John Eden of the AAA joins our side, Group One. "We're going to the moon now to find a suitable site to play three-sided football. We're starting from one of the lunar seas, the Mare Heraculem." So, we begin milling around looking for a football pitch and resisting all bourgeois notions of imposed order. Consequently we fail to get anything together. Perusal of the map suggests that the north end of the moon is flattest, and thus more suitable for a pitch. Eventually, following what suspiciously sounds like an order to get on with it, we start out, and immediately get lost. No wonder. According to the map, we are in a 20-mile crater with no obvious way out.
A friendly local stops to offer assistance. "What you looking for mate?" The north end of the moon. Unimpressed, he walks off to the pub, muttering. It's tempting to join him but at that very moment one of our number finds a street corner and, according to the map, Apollo 13's landing site. Appropriately, the American flag is found - or at least a pair of trousers on a line. Beneath them, uncannily, at some point in the past goalposts have been painted on the wall. John looks triumphant; his plan (sorry, autonomous collective decision) is working. Sadly, if not strangely, the playing area is only the width of an east London pavement. Defeated, we return to the Mare Heraculem (let's call it the church hall for convenience).
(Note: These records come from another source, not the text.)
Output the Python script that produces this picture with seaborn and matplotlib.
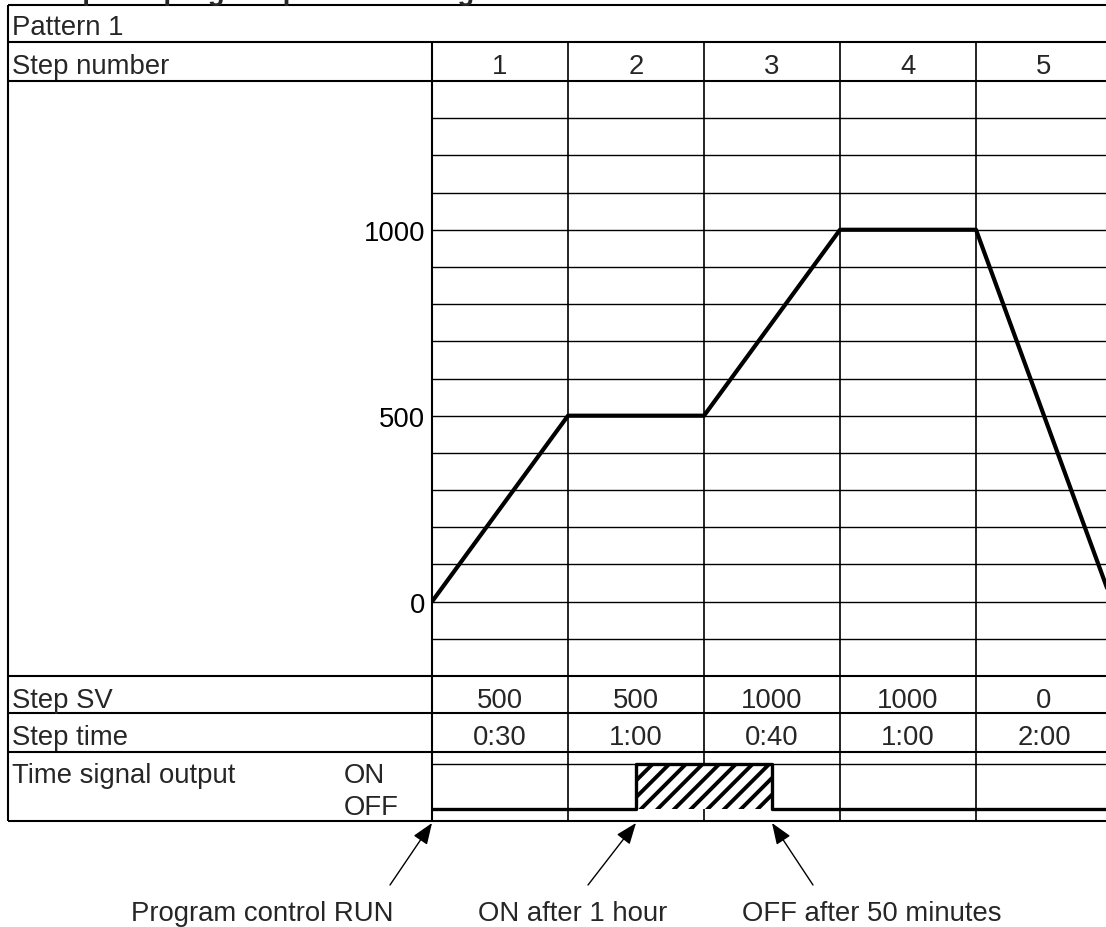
"""
Program pattern setting example: step SV ramp + time signal output row
"""
import matplotlib
matplotlib.use("Agg")
import matplotlib.pyplot as plt
import matplotlib.transforms as mtrans
import numpy as np
import pandas as pd
import seaborn as sns

sns.set_theme(style="white")
plt.rcParams.update({
    "font.family": ["Liberation Sans", "DejaVu Sans"],
    "font.size": 19.8,
    "hatch.linewidth": 2.8,
    "hatch.color": "black",
})

# ---- data -------------------------------------------------------------
TITLE = "Example of program pattern setting"
PATTERN_LABEL = "Pattern 1"
ROW_LABELS = ["Step number", "Step SV", "Step time", "Time signal output"]
STEP_NUMBERS = [1, 2, 3, 4, 5]
START_SV = 0
STEP_SV = [500, 500, 1000, 1000, 0]
STEP_TIME = ["0:30", "1:00", "0:40", "1:00", "2:00"]
Y_TICKS = [0, 500, 1000]
SIGNAL_ON_MIN = 60      # ON after 1 hour
SIGNAL_OFF_MIN = 110    # OFF after 50 minutes more
NOTES = ["Program control RUN", "ON after 1 hour", "OFF after 50 minutes"]

# ---- layout (pixels) --------------------------------------------------
W, H = 1106, 928
X_LEFT, X_DATA, COL_W = 8, 432, 136
Y_TOP, Y_PAT, Y_STEP = 6, 43, 82
Y_PLOT_BOT, Y_SV, Y_TIME, Y_BOT = 677, 714, 753, 822
Y_ON, Y_OFF = 765, 810


def fig_rect(x0, y0, x1, y1):
    return [x0 / W, 1 - y1 / H, (x1 - x0) / W, (y1 - y0) / H]


step_min = [int(t.split(":")[0]) * 60 + int(t.split(":")[1]) for t in STEP_TIME]
bounds = np.concatenate([[0], np.cumsum(step_min)])
step_idx = np.arange(len(bounds))


def to_step(minutes):
    return float(np.interp(minutes, bounds, step_idx))


fig = plt.figure(figsize=(W / 100, H / 100), dpi=100)

# table frame in pixel coords
frame = fig.add_axes([0, 0, 1, 1], zorder=0)
frame.set_xlim(0, W)
frame.set_ylim(H, 0)
frame.axis("off")

# main SV plot
ax = fig.add_axes(fig_rect(X_DATA, Y_STEP, W, Y_PLOT_BOT), zorder=2)
ax.patch.set_alpha(0)
df = pd.DataFrame({"step": step_idx, "sv": [START_SV] + STEP_SV})
sns.lineplot(data=df, x="step", y="sv", ax=ax, color="black", lw=3, zorder=5)
ax.set_xlim(0, (W - X_DATA) / COL_W)
ax.set_ylim(-200, 1400)
ax.set_yticks(Y_TICKS)
ax.set_yticks(np.arange(-100, 1400, 100), minor=True)
ax.grid(which="both", axis="y", color="black", lw=1.0)
ax.tick_params(axis="y", which="both", length=0, pad=5, labelsize=19.8, colors="black")
ax.tick_params(axis="x", bottom=False, labelbottom=False)
ax.set_xlabel("")
ax.set_ylabel("")
for s in ax.spines.values():
    s.set_visible(False)

# time signal row
ax_sig = fig.add_axes(fig_rect(X_DATA, Y_TIME, W, Y_BOT), sharex=ax, zorder=3)
ax_sig.patch.set_alpha(0)
px = Y_OFF - Y_ON
ax_sig.set_ylim(-(Y_BOT - Y_OFF) / px, 1 + (Y_ON - Y_TIME) / px)
x_on, x_off = to_step(SIGNAL_ON_MIN), to_step(SIGNAL_OFF_MIN)
sig_x = [0, x_on, x_on, x_off, x_off, len(STEP_SV)]
sig_y = [0, 0, 1, 1, 0, 0]
ax_sig.fill_between([x_on, x_off], 0, 1, facecolor="white", hatch="//",
                    edgecolor="black", lw=0, zorder=2)
ax_sig.axhline(1, color="black", lw=1.0, zorder=1)
sns.lineplot(x=sig_x, y=sig_y, sort=False, estimator=None, ax=ax_sig,
             color="black", lw=2.4, zorder=4)
ax_sig.axis("off")

# table lines
for y in [Y_TOP, Y_PAT, Y_STEP, Y_PLOT_BOT, Y_SV, Y_TIME, Y_BOT]:
    frame.hlines(y, X_LEFT, W, color="black", lw=1.5)
frame.vlines(X_LEFT, Y_TOP, Y_BOT, color="black", lw=1.5)
frame.vlines(X_DATA, Y_PAT, Y_BOT, color="black", lw=1.5)
colx = mtrans.blended_transform_factory(ax.transData, frame.transData)
frame.vlines(np.arange(1, len(STEP_SV)), Y_PAT, Y_BOT, color="black", lw=1.2,
             transform=colx)

# texts
frame.text(9, -0.5, TITLE, fontweight="bold", va="baseline", ha="left")
frame.text(12, 35, PATTERN_LABEL, va="baseline")
for lab, yb in zip(ROW_LABELS, [74, 708, 745, 783]):
    frame.text(12, yb, lab, va="baseline")
frame.text(344, 783, "ON", va="baseline")
frame.text(344, 815, "OFF", va="baseline")

centers = np.arange(len(STEP_SV)) + 0.5
for cx, n, sv, t in zip(centers, STEP_NUMBERS, STEP_SV, STEP_TIME):
    frame.text(cx, 74, str(n), ha="center", va="baseline", transform=colx)
    frame.text(cx, 708, str(sv), ha="center", va="baseline", transform=colx)
    frame.text(cx, 745, t, ha="center", va="baseline", transform=colx)

# annotations
targets = [0.0, x_on, x_off]
tails = [(390, 886), (588, 886), (813, 886)]
text_x = [262, 573, 872]
for note, tx, tail, lx in zip(NOTES, targets, tails, text_x):
    frame.annotate("", xy=(tx, 824), xycoords=colx,
                   xytext=tail, textcoords="data",
                   arrowprops=dict(arrowstyle="-|>,head_length=0.65,head_width=0.25",
                                   color="black", lw=1.0, mutation_scale=20,
                                   shrinkA=0, shrinkB=0))
    frame.text(lx, 921, note, ha="center", va="baseline")

fig.savefig("out.png", dpi=100)
plt.close(fig)
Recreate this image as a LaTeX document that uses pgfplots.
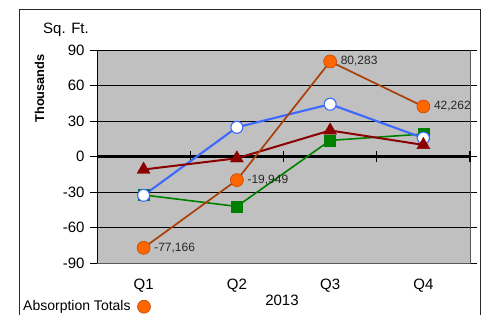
\documentclass[border=0pt]{standalone}
\usepackage{pgfplots}
\pgfplotsset{compat=1.18}
\usepackage{pgfplotstable}
\usepackage{fontspec}
\setmainfont{Liberation Sans}
\definecolor{plotgray}{RGB}{192,192,192}
\definecolor{orgfill}{RGB}{255,102,0}
\definecolor{orgedge}{RGB}{200,70,0}
\definecolor{orgline}{RGB}{168,64,8}
\definecolor{blueline}{RGB}{60,105,255}
\definecolor{dred}{RGB}{139,0,0}
\definecolor{dgreen}{RGB}{0,128,0}

\pgfplotstableread{
x y
1 -77.166
2 -19.949
3 80.283
4 42.262
}\absorb
\pgfplotstableread{
x y
1 -32.8
2 24.7
3 44.2
4 15.6
}\blueser
\pgfplotstableread{
x y
1 -11
2 -1.5
3 22
4 9.8
}\redser
\pgfplotstableread{
x y
1 -32.5
2 -42.2
3 13.6
4 19.0
}\greenser

\begin{document}
\begin{tikzpicture}[x=1pt,y=1pt]
\path[use as bounding box] (0,0) rectangle (488,314);
\draw[line width=1pt, black!85] (19,-10) -- (19,304) -- (480,304) -- (480,-10);
\node[font=\fontsize{15}{15}\selectfont] at (66,284) {Sq. Ft.};
\node[font=\bfseries\fontsize{12.8}{12.8}\selectfont, rotate=90] at (39.5,225.5) {Thousands};
\node[font=\fontsize{15}{15}\selectfont] at (282,14) {2013};
\node[font=\fontsize{14}{14}\selectfont, anchor=west, inner sep=0pt] at (23,7.5) {Absorption Totals};
\filldraw[fill=orgfill, draw=orgedge, line width=0.6pt] (144,7.3) circle (6.5);
\begin{axis}[
  at={(97pt,51pt)}, anchor=south west,
  scale only axis, width=373pt, height=213pt,
  xmin=0.5, xmax=4.5, ymin=-90, ymax=90,
  xtick={1,2,3,4}, xticklabels={Q1,Q2,Q3,Q4},
  ytick={-90,-60,-30,0,30,60,90},
  yticklabels={-90,-60,-30,0,30,60,90},
  major x tick style={draw=none},
  ytick style={black, line width=0.9pt},
  tick align=outside,
  major tick length=7pt,
  axis background/.style={fill=plotgray},
  ymajorgrids,
  grid style={black, line width=0.9pt},
  axis line style={draw=none},
  ticklabel style={font=\fontsize{15}{15}\selectfont},
  xticklabel style={yshift=-5pt},
  yticklabel style={xshift=-2pt},
  clip=false,
]
\draw[gray!70!black, line width=1pt] (axis cs:0.5,-90) -- (axis cs:4.5,-90) -- (axis cs:4.5,90);
\draw[black, line width=1pt] (axis cs:0.5,-90) -- (axis cs:0.5,90);
\draw[black, line width=2.4pt] (axis cs:0.5,0) -- (axis cs:4.5,0);
\pgfplotsinvokeforeach{1.5,2.5,3.5,4.5}{
  \draw[black, line width=1.4pt] (axis cs:#1,-4.8) -- (axis cs:#1,4.8);
}
\addplot[dgreen, line width=1.6pt, mark=square*, mark size=5.5pt, mark options={fill=dgreen, draw=dgreen, line width=0.4pt}] table[x=x,y=y] {\greenser};
\addplot[blueline, line width=2.1pt, mark=*, mark size=6pt, mark options={fill=white, draw=blueline, line width=1.1pt}] table[x=x,y=y] {\blueser};
\addplot[dred, line width=2pt, mark=triangle*, mark size=7.5pt, mark options={fill=dred, draw=dred, line width=0.4pt}] table[x=x,y=y] {\redser};
\addplot[orgline, line width=1.7pt, mark=*, mark size=6.5pt, mark options={fill=orgfill, draw=orgedge, line width=0.6pt},
  point meta={y*1000},
  nodes near coords={\pgfmathprintnumber[fixed, precision=0, 1000 sep={,}, assume math mode=true]{\pgfplotspointmeta}},
  every node near coord/.append style={anchor=west, xshift=7pt, text=black!85, font=\fontsize{12}{12}\selectfont}
] table[x=x,y=y] {\absorb};
\end{axis}
\end{tikzpicture}
\end{document}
Groups Two and Three report back. A serious and politically committed conversation ensues, punctuated only by the mobile phone of another journalist. He is, perhaps, a man who hasn't got the hang of the property-is-theft side of anarchism. Group Two report that not only did they find a spaceship (to be expected on the moon) but also a 'No Ball Games' sign, which is something of a blow to our hopes.
The third group have found a part of the moon which bears astonishing resemblance to Grove Street Park. One astronaut thinks carefully, "It's probably better to play on grass." Conventional? Probably. Bourgeois? Perhaps. Sensible? Definitely.
We head for the park. Richard Essex of the LPA gives us a short lecture. "Three-sided football offers unique problems. How do you keep your team together? What is your identity? The very boundaries of what a team actually is can loosen; we can discover new ways of organisation."
It is at this point of anti-hierarchical anarchist debate that the correspondent from another football magazine chooses to ask Richard Essex if he is in charge. This really is the wrong question. Essex, kindly, lets it go and continues. "This is not just a case of scoring goals and its not just about footballing skills, other skills are required, too."
Mainly, it seems, the skill to trick people from another team into thinking you are going to form an alliance with them. This is illustrated early on in proceedings when Jason Skeet of the AAA, calling for the ball, takes delivery of the pass and promptly scores in the goal of the side the pass came from. Embarrassingly, this is the end that Goal is defending. More embarrassingly, it is one of our representatives who has been so obviously and completely duped. Worse still, it's me. It has taken a very short time to realise that with three sides playing one is going to be picked on. It is us.
Both the other two groups press towards our goal, indulging in an orgy of free-scoring libertarian collectivism. The attempt to defend is made all the harder by not knowing any of the people on your side, while furthermore most of them are turned out in gear that could best be described as 'New Age'. Gradually I recognise the man with the purple spiral on his head as being on my side. We start to develop an understanding down the right-hand side. Unfortunately, it isn't an understanding of three-sided football.
We remain under the cosh and the score reaches 4-0-0. But then Group Three let in a goal and suddenly the wisdom of their pact with Group Two seems less sure. Tentative steps are taken to reform the on-pitch alliance, but talk of oppressive structures and fascistic centre-forwards gets us nowhere. Then a burly Australian in a rugby shirt, who's come for the fun, barges through and lays it on. The goal may be no more than a discarded Cure T-shirt and a smelly black jumper, but it's there in front of me. I shoot, I score, the Australian cuddles me. We're 4-1-1 and the game is anyone's.
A singular feature of three-sided football is that casual passers-by are as entitled to play as the original participants. Before long an Italian runs on and proceeds to push, dig, goal-hang and score with all the flamboyance and petulance his footballing heritage can muster. Ignoring one third of the pitch, he's either a fascist or he doesn't see the third goal, but as his only words of English are "Goal! Goal!", it's difficult to find out which.
The man runs riot and soon the scores are in the region of 5-3-6, but no one is really sure. The more professional of the anarchists respond to the challenge in a suspiciously organised way. John, however, maintains a rigorously un-ordered democracy, regularly swapping keepers and giving the ball away whenever the build-up looks promising. Jason, in Group Two, has no such qualms, taking advantage of a pitch which allows him to be both libero and striker.
The correspondent from another football magazine, unable to play because he is wearing an Armani suit of doubtful provenance, looks on from the sidelines, baffled. Our Italian guest, unaware of three-sided football's commitment to the non-fostering of aggression or competitiveness drifts off when it becomes apparent that everyone else is ideologically unwilling to fight for victory at all costs, or in my case, simply too knackered to carry on.
The cure T-shirt is recovered, breath is regained, and 'homoerotic/homophobic bipolarity' declared soundly beaten. We head off autonomously and literally, over the moon.